Some months ago, I asked what was a phosphoester bond, because I didn't really understand the following picture and explanations provided in the "Molecular biology of the gene" from Watson, Baker, Bell and al. (7th edition).
The explanation is the following:
We can think of how the base is joined to 2'-deoxyribose by imagining the removal of a molecule of water between the hydroxyl on the 1' carbon of the sugar and the base to form a glycosidic bond (Fig. 4-2). The sugar and base alone are called a nucleoside. Likewise, we can imagine linking the phosphate to 2'-deoxyribose by removing a water molecule from between the phosphate and the hydroxyl on the 5' carbon to make a 5' phosphomonoester. Adding a phosphate (or more than one phosphate) to a nucleoside creates a nucleotide.
Thus, by making a glycosidic bond between the base and the sugar, and by making a phosphoester bond between the sugar and the phosphoric acid, we have created a nucleotide.
What I didn't understand months ago was, to resume, "why is the bond between the phosphate group and the 2'-deoxyribose called a phosphoester bond since the phosphoester bond (which is, by definition, a P-O bond) already exists before the bonding between the phosphate group and the sugar?"
While this question is still bothering me (I was not entirely satisfied with the answers I got back then, because the synthesis of a single strand of DNA is something which is probably different from the synthesis of nucleotides themselves), the question I'm asking myself right now is: "why do general biology books always talk about condensation reactions, while this article and this book do not mention it in the biosynthesis pathways of nucleotides?"

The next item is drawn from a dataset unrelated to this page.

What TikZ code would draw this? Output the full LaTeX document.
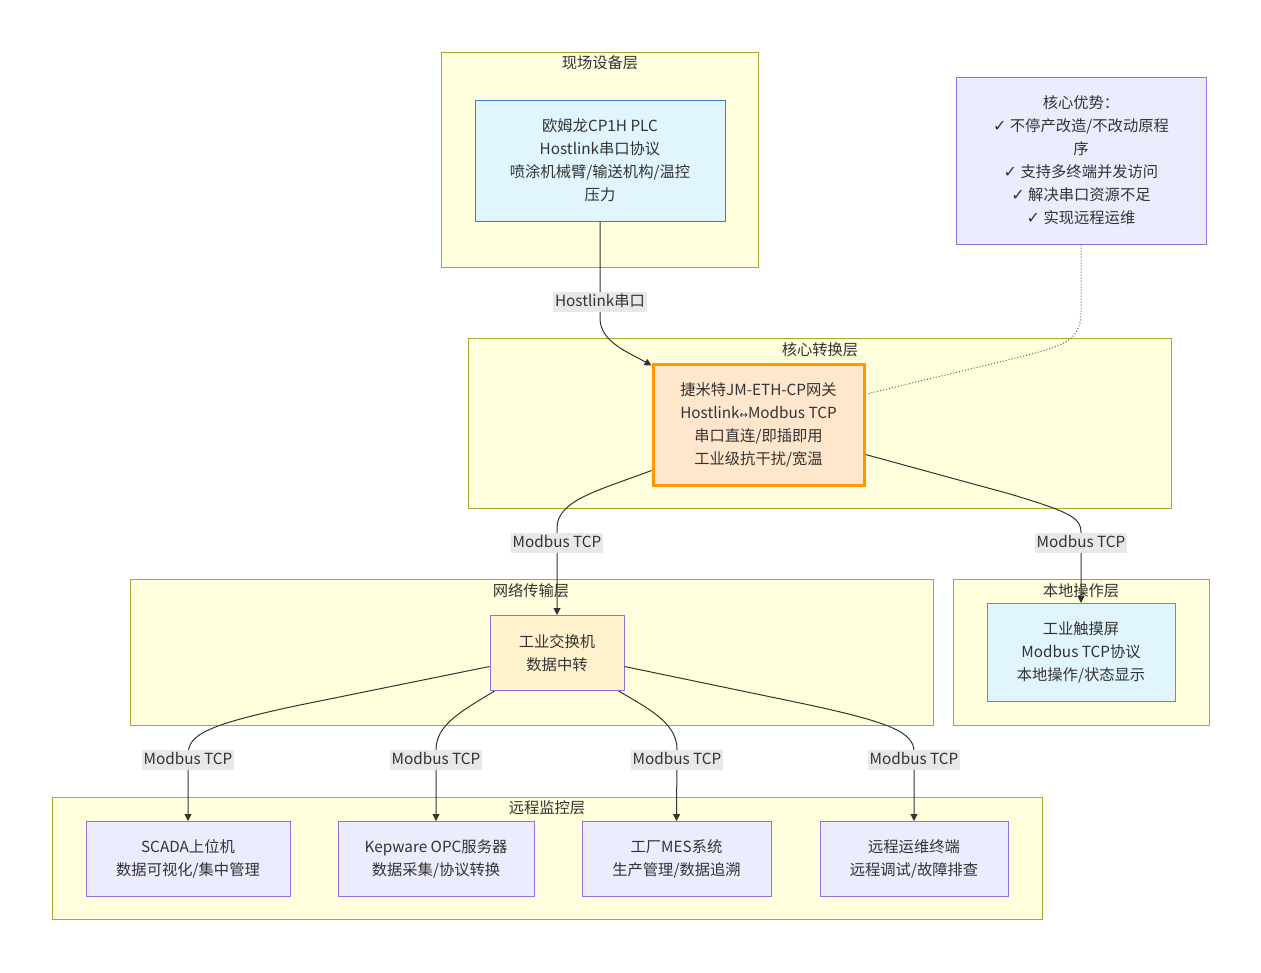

What I mean is: it seems like the biosynthesis of nucleotides is far more complicated than just being two condensation reactions. Furthermore, when I look at the 10th step of this picture (which comes from the article I mentioned above), I see a condensation reaction at the end of the pathway, but it does not occur where the book from Watson and al. suggests it should:
So, after months of wondering and researchs about all this, my final question about this is, as mentioned above:
Why do biology books always mention condensation reactions while, apparently, it doesn't have a lot to do with the manner in which the nucleotides are synthesized?